Have you ever found yourself trying to pathologize a virtue?
I feel that I cannot be alone in this. Perhaps we can point a finger to my lengthy education and background in psychology for being the culprit in this line of thought. Another likely candidate could be deeply ingrained feelings of unworthiness. A third possibility lies in my in-depth excavation of my thoughts and feelings in the hopes of moving myself forward and truly becoming more mindful and authentic. Regardless of the reason, I recently found myself trying to delve into my tendency toward gift-giving.
That may raise an eyebrow. How can one pathologize kindness and generosity?
Over the course of my life, I have been the kind of person who will go out of my way to shower someone with gifts and/or attention. And I’ve always wondered if I’m not just trying to buy love and affection or if I feel that perhaps I won’t get those things if I don’t do more, be more. For example, I recently bought a cup of coffee for a new, admittedly attractive, friend. And then later, when overthinking reared its ugly head, I thought, Did I just try to buy his affection and interest? Like—here’s coffee, now love me?
Thankfully, at this point, cue the best friend who delivered a verbal slap to jolt me out of this line of thinking and reminded me that it’s not about pathology. It’s not some kind of disorder. She pointed out that I am just kind and generous at the most basic level. That’s just who I am. She’s known me many, many years—over half of my life now. And her assessment calmed me, even though I had doubts.
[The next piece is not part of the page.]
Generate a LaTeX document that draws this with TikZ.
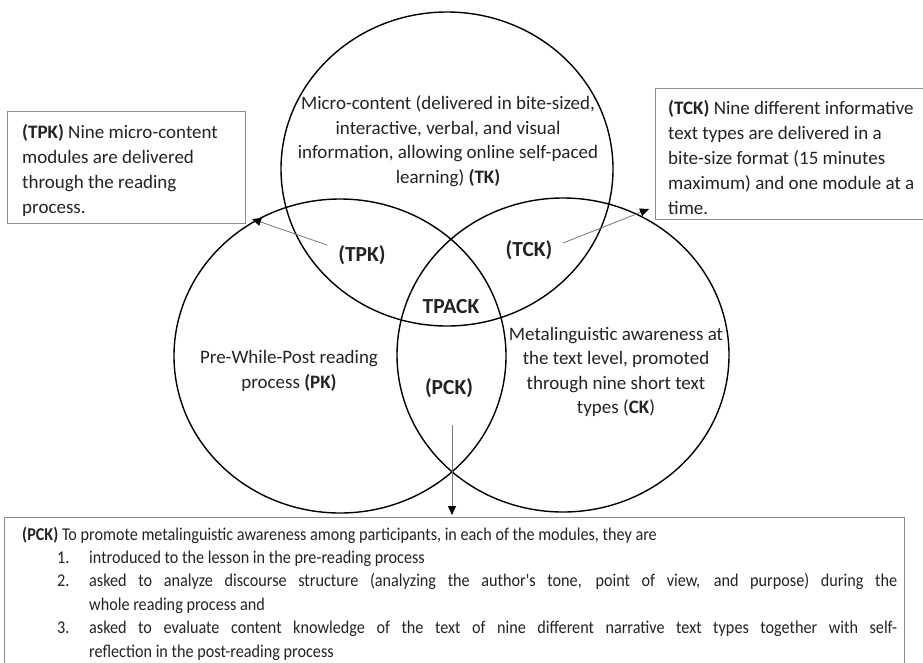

But I kept thinking, as I often do, and I realized that this isn’t about whether or not my tendency toward being effusive with attention (with time or gifts) is trying to compensate for a lack I feel within myself. Instead, I realized that it’s so much more than that. Kindness and generosity are virtues, and I think the true reason that I’ve lived a life that focuses on other people is because I have so much love in my heart to give, and I don’t feel like I’ve ever been able to give enough to satisfy that level of love. Or maybe, more accurately, I’ve never gotten it back.
I recently wrote a blog about how we could heal the world if we channeled our unrequited love into being good to others. And now I think that all of this attention and affection that I’ve freely given away, sometimes to people who were not so kind to me, has been about that. About how I have so much to give, and I don’t have a significant other to focus that love on right now.
I was once married, and I did focus that energy and attention to my then-husband. Now, as a single person without a significant other, I find myself lavishing attention on my children, family, friends and apparently even new acquaintances. And it’s interesting that I’ve tried to pathologize that rather than seeing that I just have an overwhelming amount of love I need to give, and I have to give it to keep functioning.
And isn’t it healthy—and even an excellent coping mechanism—to find ways to love the world when we don’t have the focus of a relationship?
It seems to me that we have the choice to be bitter about not having that happy pairing, or we can still find ways to put our love out into the world.
The truth is that people won’t always appreciate it, but I find that kindness and generosity shouldn’t be motivated by others’ responses to them. I feel like we can give with happy hearts, and our intention in the gift is what matters. I also feel like we do actually get a lot of side benefits from being the kind of person to share our love with others. We get a smile when we make someone’s day just by recognizing them, being kind or showing our appreciation. We make other people happy by being thoughtful, and it’s not about buying their attention but about allowing all of that love that we have inside to get outside of us.
Maybe this isn’t a problem a lot of people have, but I know that empathic people like myself feel so much all the time. We’re overwhelmed with our love and concern for the world, and perhaps the idea of being able to channel some of that out in a positive direction could be of benefit.
There’s not something wrong with us.
This isn’t about a lack or a deficit or a failing. This isn’t about pathology or even co-dependence. This is about having the basic human need of loving another person. And we can hoard that love, keep it to ourselves in the hopes that one day we have a person we can gift it to.
But the thing about love is that giving it away doesn’t ever deplete it. Love is one of those things that just grows the more that we give it.
So we can take the focus off not having a someone, and instead see the world as being full of viable candidates to receive that love. We can take all of our affection and kindness and open our eyes. We can make random acts of kindness a part of our life philosophy, and we can show other people we care. In small ways or large ones, in whatever ways that move us.
Because in the end, we have these big, beautiful hearts, and it’s okay that we want to show people that we see them and that we care. It’s not a deficiency in us that causes us to reach out. Rather, it’s because we have a surplus of love and affection—instead of allowing that cup to run over and be wasted, we want to refill someone else’s by reaching out.
So today I’m I’m thinking about all the times that I felt lonely and caved in on myself rather than expanding outward, and I think that maybe next time I’ll reach out and not in. I’ll buy the cup of coffee or make someone a special lunch without questioning my own motives . I’ll write a thank you card or help someone out with a problem. I’ll look up and out into the world to see if I can give a little of that love away, taking comfort in the fact that what I give away won’t deplete me, and the love we give will always come back to us.